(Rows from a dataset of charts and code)
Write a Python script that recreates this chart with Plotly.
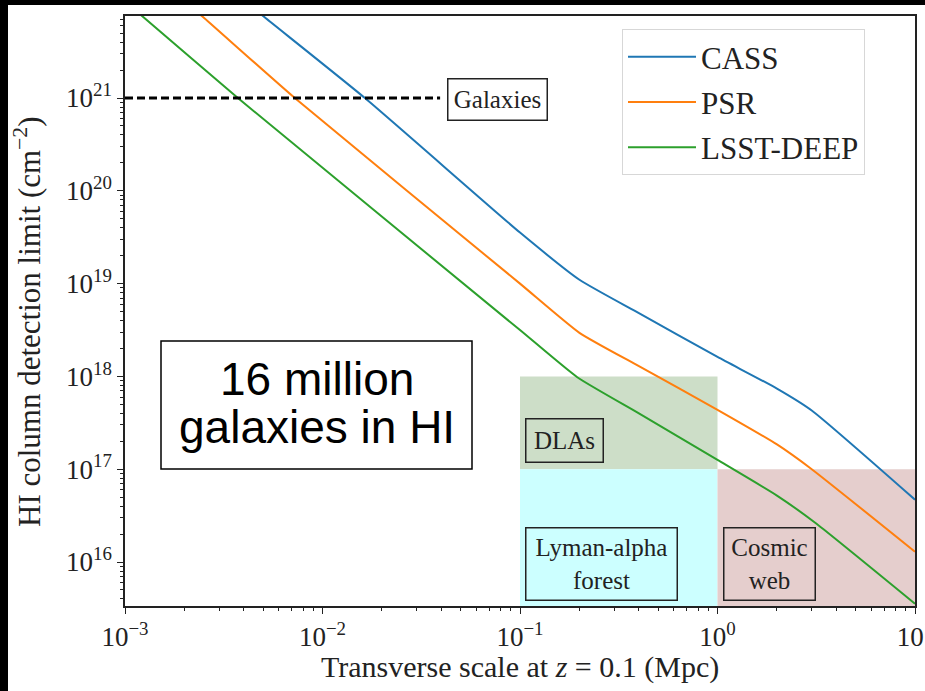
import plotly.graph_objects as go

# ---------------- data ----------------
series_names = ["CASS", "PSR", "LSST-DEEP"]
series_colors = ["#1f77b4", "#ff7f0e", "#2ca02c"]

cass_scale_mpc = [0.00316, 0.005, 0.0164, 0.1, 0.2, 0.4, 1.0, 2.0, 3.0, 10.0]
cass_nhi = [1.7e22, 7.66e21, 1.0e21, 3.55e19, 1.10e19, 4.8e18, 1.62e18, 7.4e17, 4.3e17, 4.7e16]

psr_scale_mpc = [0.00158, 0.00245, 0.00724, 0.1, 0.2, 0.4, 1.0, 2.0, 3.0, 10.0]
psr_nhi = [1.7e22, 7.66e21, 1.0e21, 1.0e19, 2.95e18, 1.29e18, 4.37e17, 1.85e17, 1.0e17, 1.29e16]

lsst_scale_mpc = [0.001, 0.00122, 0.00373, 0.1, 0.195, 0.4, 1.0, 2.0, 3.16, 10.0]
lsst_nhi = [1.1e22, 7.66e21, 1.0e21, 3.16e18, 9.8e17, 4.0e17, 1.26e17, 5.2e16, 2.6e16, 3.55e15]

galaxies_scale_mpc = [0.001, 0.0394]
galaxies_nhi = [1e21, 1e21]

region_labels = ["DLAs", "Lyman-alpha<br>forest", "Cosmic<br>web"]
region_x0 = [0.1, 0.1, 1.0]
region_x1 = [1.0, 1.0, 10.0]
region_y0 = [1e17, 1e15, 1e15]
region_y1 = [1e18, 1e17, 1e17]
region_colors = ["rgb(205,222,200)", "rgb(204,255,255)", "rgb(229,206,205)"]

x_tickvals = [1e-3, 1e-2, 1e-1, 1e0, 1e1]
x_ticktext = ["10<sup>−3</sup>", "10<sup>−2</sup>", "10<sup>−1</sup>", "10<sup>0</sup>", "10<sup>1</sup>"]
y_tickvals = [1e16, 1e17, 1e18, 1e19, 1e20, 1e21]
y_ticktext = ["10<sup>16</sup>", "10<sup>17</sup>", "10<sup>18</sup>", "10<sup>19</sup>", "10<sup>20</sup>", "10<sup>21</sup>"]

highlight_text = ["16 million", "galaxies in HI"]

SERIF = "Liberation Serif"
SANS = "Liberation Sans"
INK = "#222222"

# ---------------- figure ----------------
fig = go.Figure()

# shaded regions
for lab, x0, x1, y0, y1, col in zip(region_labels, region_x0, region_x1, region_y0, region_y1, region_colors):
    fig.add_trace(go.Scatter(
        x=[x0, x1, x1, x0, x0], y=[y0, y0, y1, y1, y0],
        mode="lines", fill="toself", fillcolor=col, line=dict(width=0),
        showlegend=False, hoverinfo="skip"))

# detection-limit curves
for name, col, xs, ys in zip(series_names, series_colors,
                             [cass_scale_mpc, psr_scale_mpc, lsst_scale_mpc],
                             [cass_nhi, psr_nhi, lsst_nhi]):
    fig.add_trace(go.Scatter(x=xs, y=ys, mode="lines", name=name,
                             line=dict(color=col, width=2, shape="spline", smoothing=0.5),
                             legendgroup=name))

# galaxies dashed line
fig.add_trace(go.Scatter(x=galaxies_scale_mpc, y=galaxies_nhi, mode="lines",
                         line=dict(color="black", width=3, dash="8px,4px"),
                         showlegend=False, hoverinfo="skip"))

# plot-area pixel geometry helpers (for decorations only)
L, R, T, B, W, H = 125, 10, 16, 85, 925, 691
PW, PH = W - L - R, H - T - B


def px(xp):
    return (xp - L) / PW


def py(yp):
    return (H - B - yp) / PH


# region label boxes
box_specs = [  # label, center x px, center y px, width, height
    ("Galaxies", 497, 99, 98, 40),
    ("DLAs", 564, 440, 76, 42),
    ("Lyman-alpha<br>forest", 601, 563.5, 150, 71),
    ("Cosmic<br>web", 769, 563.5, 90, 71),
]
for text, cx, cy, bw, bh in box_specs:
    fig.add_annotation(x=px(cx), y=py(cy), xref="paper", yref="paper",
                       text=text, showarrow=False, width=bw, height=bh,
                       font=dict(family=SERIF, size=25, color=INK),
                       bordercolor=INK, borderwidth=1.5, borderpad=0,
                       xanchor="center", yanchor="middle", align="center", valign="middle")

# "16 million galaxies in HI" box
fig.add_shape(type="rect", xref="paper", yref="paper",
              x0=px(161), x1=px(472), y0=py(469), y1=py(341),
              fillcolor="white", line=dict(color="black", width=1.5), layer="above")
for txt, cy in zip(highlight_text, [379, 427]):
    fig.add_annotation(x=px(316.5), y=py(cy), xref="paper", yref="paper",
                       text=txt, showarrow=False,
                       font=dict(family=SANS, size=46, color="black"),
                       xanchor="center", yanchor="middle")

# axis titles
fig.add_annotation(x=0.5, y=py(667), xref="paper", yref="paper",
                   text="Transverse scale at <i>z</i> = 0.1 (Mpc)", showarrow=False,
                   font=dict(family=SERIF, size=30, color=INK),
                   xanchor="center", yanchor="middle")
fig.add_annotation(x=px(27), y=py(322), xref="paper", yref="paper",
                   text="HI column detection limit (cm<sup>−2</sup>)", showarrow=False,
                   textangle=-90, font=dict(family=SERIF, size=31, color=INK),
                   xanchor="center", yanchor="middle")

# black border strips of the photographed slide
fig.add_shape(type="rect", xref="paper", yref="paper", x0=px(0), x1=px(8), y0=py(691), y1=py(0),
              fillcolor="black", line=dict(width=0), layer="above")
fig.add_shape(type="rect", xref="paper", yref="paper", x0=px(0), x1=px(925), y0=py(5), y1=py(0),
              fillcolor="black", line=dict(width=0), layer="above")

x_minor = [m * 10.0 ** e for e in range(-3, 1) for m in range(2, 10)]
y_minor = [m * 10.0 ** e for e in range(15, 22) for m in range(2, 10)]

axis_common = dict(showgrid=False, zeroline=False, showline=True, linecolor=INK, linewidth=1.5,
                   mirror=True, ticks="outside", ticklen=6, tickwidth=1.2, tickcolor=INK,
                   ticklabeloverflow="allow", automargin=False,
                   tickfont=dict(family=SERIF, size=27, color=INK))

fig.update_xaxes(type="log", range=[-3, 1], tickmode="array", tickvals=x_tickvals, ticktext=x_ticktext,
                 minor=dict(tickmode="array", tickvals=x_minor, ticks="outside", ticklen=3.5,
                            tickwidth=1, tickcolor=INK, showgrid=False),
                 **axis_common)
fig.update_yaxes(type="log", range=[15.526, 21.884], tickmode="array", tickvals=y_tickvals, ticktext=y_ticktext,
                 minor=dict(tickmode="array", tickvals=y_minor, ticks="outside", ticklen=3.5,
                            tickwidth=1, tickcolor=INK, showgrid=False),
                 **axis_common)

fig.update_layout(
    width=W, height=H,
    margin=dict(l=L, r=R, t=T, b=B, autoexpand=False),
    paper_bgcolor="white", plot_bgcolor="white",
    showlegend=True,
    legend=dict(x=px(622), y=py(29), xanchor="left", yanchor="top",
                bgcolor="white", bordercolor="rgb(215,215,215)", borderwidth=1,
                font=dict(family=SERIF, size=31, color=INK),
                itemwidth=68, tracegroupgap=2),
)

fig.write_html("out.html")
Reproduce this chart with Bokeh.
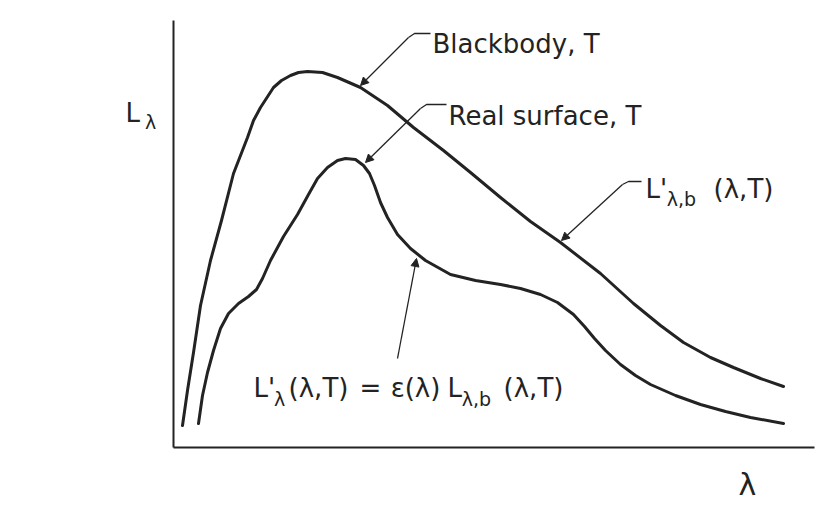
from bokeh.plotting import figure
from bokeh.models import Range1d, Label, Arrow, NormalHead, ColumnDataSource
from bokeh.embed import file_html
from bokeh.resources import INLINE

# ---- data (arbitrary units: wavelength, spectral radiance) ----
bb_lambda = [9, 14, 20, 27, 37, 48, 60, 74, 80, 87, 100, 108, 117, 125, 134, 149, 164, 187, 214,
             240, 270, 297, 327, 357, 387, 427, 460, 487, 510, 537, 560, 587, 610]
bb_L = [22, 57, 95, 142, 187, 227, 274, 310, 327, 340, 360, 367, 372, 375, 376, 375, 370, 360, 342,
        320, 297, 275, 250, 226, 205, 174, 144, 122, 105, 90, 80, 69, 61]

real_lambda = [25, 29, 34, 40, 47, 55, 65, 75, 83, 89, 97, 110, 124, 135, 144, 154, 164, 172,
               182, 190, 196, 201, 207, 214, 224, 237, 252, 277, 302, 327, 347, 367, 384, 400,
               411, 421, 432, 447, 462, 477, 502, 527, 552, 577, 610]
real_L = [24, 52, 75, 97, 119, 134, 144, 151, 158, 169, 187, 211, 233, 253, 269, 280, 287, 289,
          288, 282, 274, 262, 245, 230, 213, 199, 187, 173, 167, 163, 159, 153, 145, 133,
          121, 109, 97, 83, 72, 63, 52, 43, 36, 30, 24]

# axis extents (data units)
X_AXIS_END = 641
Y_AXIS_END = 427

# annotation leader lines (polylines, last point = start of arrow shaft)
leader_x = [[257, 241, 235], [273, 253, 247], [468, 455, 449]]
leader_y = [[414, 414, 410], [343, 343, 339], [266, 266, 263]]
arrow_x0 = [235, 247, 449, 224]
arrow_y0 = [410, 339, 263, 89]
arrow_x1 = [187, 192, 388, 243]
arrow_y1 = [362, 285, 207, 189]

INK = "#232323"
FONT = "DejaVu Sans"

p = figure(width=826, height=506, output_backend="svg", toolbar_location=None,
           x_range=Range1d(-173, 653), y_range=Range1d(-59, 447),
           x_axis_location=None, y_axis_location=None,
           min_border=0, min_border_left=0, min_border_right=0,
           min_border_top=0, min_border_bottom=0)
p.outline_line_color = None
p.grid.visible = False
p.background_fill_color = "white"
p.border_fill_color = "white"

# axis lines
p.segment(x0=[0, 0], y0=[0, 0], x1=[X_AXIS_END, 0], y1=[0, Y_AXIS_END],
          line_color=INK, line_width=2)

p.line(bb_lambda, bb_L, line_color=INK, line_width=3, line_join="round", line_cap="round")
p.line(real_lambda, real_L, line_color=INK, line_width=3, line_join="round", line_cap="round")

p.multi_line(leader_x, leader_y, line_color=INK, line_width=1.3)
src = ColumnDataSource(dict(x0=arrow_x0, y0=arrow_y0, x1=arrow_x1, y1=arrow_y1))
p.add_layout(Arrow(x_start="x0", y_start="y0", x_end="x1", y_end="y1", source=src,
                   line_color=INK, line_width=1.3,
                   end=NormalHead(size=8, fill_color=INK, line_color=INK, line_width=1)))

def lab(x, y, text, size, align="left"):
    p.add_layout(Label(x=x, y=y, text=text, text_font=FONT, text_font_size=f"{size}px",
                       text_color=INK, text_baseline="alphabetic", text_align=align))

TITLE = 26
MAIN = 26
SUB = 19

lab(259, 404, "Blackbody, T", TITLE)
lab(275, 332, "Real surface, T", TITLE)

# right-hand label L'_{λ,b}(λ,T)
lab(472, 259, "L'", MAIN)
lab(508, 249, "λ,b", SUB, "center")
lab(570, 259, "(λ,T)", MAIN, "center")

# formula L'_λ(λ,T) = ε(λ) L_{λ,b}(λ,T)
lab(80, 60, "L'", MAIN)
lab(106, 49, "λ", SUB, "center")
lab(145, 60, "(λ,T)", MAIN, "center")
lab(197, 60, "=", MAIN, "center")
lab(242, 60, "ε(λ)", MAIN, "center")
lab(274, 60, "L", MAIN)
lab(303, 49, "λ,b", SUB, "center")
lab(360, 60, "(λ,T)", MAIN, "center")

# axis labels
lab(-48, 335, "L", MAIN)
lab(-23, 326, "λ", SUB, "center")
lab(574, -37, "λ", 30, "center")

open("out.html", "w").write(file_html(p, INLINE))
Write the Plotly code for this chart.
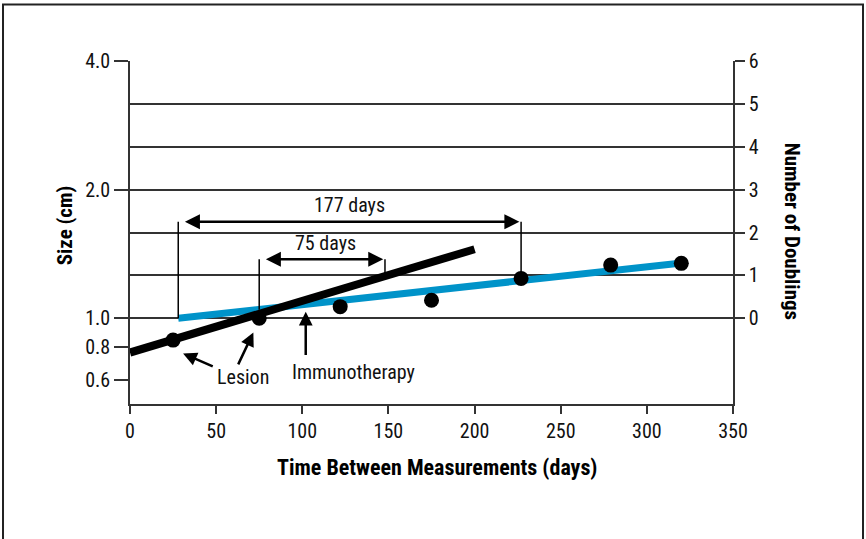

GIVEN PROBLEM: Please reproduce the listing exactly from its opening line through the line that contains "galaxies_nhi = [1e21, 1e21]", both included, with all pictures omitted.

EXERCISE OUTPUT:
Write a Python script that recreates this chart with Plotly.
import plotly.graph_objects as go

# ---------------- data ----------------
series_names = ["CASS", "PSR", "LSST-DEEP"]
series_colors = ["#1f77b4", "#ff7f0e", "#2ca02c"]

cass_scale_mpc = [0.00316, 0.005, 0.0164, 0.1, 0.2, 0.4, 1.0, 2.0, 3.0, 10.0]
cass_nhi = [1.7e22, 7.66e21, 1.0e21, 3.55e19, 1.10e19, 4.8e18, 1.62e18, 7.4e17, 4.3e17, 4.7e16]

psr_scale_mpc = [0.00158, 0.00245, 0.00724, 0.1, 0.2, 0.4, 1.0, 2.0, 3.0, 10.0]
psr_nhi = [1.7e22, 7.66e21, 1.0e21, 1.0e19, 2.95e18, 1.29e18, 4.37e17, 1.85e17, 1.0e17, 1.29e16]

lsst_scale_mpc = [0.001, 0.00122, 0.00373, 0.1, 0.195, 0.4, 1.0, 2.0, 3.16, 10.0]
lsst_nhi = [1.1e22, 7.66e21, 1.0e21, 3.16e18, 9.8e17, 4.0e17, 1.26e17, 5.2e16, 2.6e16, 3.55e15]

galaxies_scale_mpc = [0.001, 0.0394]
galaxies_nhi = [1e21, 1e21]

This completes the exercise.